Transmettre en nue-propriété des biens immobiliers encore peu valorisés permet de réduire les droits de donation. Le nu-propriétaire, souvent un enfant, récupérera la pleine propriété sans frais supplémentaires au décès de l'usufruitier. La donation temporaire d'usufruit répond aussi à des stratégies ciblées : transférer les revenus à un descendant pour quelques années, tout en allégeant l'assiette de l'IFI pour l'usufruitier.
Quelques points de vigilance :
- Rédaction d'une convention d'usufruit précise : répartition des charges, gestion des travaux, perception des revenus locatifs doivent y figurer noir sur blanc.
- Prise en compte de l'impact sur la transmission de patrimoine : un schéma mal préparé peut nourrir des tensions entre héritiers.
- Recours à un professionnel pour évaluer les avantages et inconvénients adaptés à la situation.

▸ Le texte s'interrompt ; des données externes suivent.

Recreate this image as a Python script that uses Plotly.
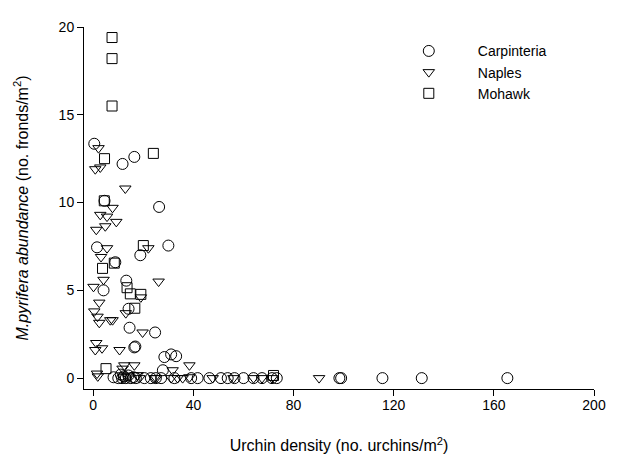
import plotly.graph_objects as go

# Carpinteria (circles)
carp_x = [0.4, 11.7, 16.4, 4.5, 26.3, 1.5, 30.0, 18.8, 8.8, 4.1, 13.2, 14.1, 14.5, 24.7, 16.8,
          28.4, 31.1, 33.1, 27.8, 16.4,
          8.1, 10.0, 11.0, 11.5, 12.2, 13.0, 14.0, 15.0, 16.0, 17.0, 20.4, 23.0, 25.0, 27.1,
          32.4, 39.1, 41.7, 46.4, 51.0, 53.7, 56.4, 60.0, 64.0, 67.4, 71.4, 73.3,
          98.3, 99.0, 115.5, 131.2, 165.4]
carp_y = [13.35, 12.2, 12.6, 10.1, 9.75, 7.45, 7.55, 7.0, 6.6, 5.0, 5.55, 3.95, 2.87, 2.6, 1.8,
          1.2, 1.35, 1.25, 0.45, 1.75,
          0.05, 0.0, 0.2, 0.0, 0.1, 0.0, 0.15, 0.0, 0.05, 0.0, 0.0, 0.0, 0.0, 0.0,
          0.0, 0.0, 0.0, 0.0, 0.0, 0.0, 0.0, 0.0, 0.0, 0.0, 0.0, 0.0,
          0.0, 0.0, 0.0, 0.0, 0.0]

# Naples (triangles)
nap_x = [2.1, 0.8, 2.8, 12.8, 7.7, 2.8, 5.5, 9.2, 1.2, 4.8, 5.5, 22.0, 3.1, 4.1, 0.1, 26.1,
         19.0, 13.0, 2.4, 0.4, 1.7, 2.4, 6.8, 7.7, 19.7, 1.2, 3.5, 0.8, 10.5, 38.4, 31.7,
         12.4, 16.4, 11.7, 17.7, 1.5, 1.8, 12.0, 14.0, 18.4, 24.4, 25.1, 31.1, 33.7, 35.7,
         38.4, 47.7, 56.0, 64.0, 67.4, 71.4, 90.2]
nap_y = [13.1, 11.9, 12.0, 10.8, 9.7, 9.3, 9.2, 8.9, 8.45, 8.65, 7.4, 7.4, 6.9, 5.6, 5.2, 5.5,
         4.6, 3.7, 4.3, 3.8, 3.5, 3.15, 3.3, 3.3, 2.6, 2.0, 1.7, 1.6, 1.6, 0.73, 0.45,
         0.73, 0.73, 0.54, 0.17, 0.26, 0.1, 0.05, 0.1, 0.0, 0.0, 0.0, 0.0, 0.0, 0.0,
         0.05, 0.0, 0.0, 0.0, 0.0, 0.0, 0.0]

# Mohawk (squares)
moh_x = [7.5, 7.5, 7.5, 4.5, 24.0, 4.4, 20.0, 8.4, 3.7, 13.5, 14.8, 19.0, 16.6, 5.1, 72.0]
moh_y = [19.4, 18.2, 15.5, 12.5, 12.8, 10.1, 7.55, 6.55, 6.25, 5.15, 4.8, 4.77, 3.98, 0.54, 0.15]

x_ticks = [0, 40, 80, 120, 160, 200]
y_ticks = [0, 5, 10, 15, 20]

FONT = "Liberation Sans, Arial, sans-serif"

def mk(x, y, name, symbol, size):
    return go.Scatter(
        x=x, y=y, mode="markers", name=name,
        marker=dict(symbol=symbol, size=size, color="black",
                    line=dict(color="black", width=1)),
    )

fig = go.Figure()
fig.add_trace(mk(carp_x, carp_y, "Carpinteria", "circle-open", 11))
fig.add_trace(mk(nap_x, nap_y, "Naples", "triangle-down-open", 10))
fig.add_trace(mk(moh_x, moh_y, "Mohawk", "square-open", 10))

fig.update_layout(
    width=626, height=465,
    margin=dict(l=76, r=40, t=11, b=84),
    paper_bgcolor="white", plot_bgcolor="white",
    font=dict(family=FONT, size=14, color="black"),
    showlegend=True,
    legend=dict(x=0.58, y=0.977, xanchor="left", yanchor="top",
                bgcolor="rgba(0,0,0,0)", font=dict(size=14), itemwidth=88),
    xaxis=dict(
        range=[-3.7, 200], tickvals=x_ticks, ticktext=[str(v) for v in x_ticks],
        showline=True, linecolor="black", linewidth=1,
        ticks="outside", ticklen=6, tickcolor="black",
        ticklabelstandoff=-3,
        showgrid=False, zeroline=False,
        title=dict(text="Urchin density (no. urchins/m<sup>2</sup>)", standoff=28,
                   font=dict(size=16)),
    ),
    yaxis=dict(
        range=[-0.62, 20], tickvals=y_ticks, ticktext=[str(v) for v in y_ticks],
        showline=True, linecolor="black", linewidth=1,
        ticks="outside", ticklen=6, tickcolor="black",
        showgrid=False, zeroline=False,
        title=dict(text="<i>M.pyrifera abundance</i> (no. fronds/m<sup>2</sup>)",
                   standoff=26, font=dict(size=16)),
    ),
)

fig.write_html("out.html")
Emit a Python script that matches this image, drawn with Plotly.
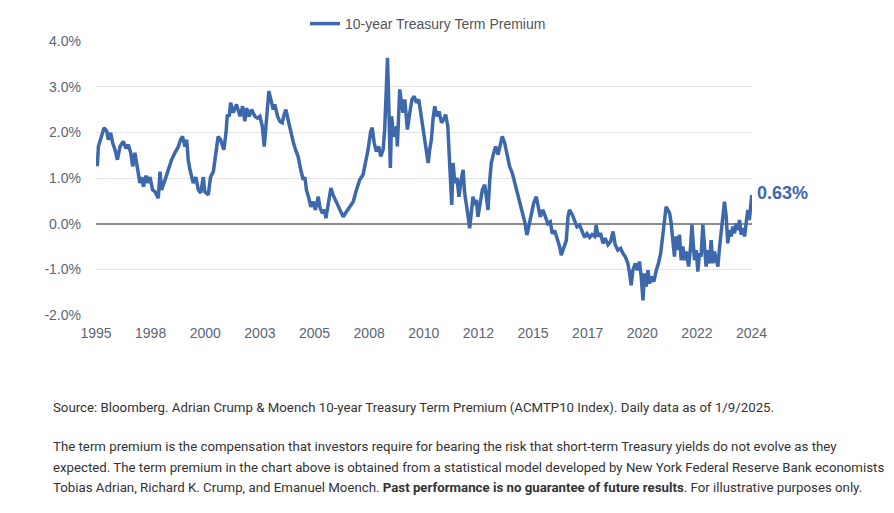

Le démembrement de propriété séduit par sa souplesse, mais chaque projet doit être taillé sur mesure. Cohérence du montage, conventions bien rédigées, valorisation adaptée du bien : voilà les véritables garde-fous pour éviter les pièges de l'usufruit lors d'une transmission. Pour qui prend le temps d'anticiper, le patrimoine ne devient pas un champ de mines mais un terrain de jeu maîtrisé.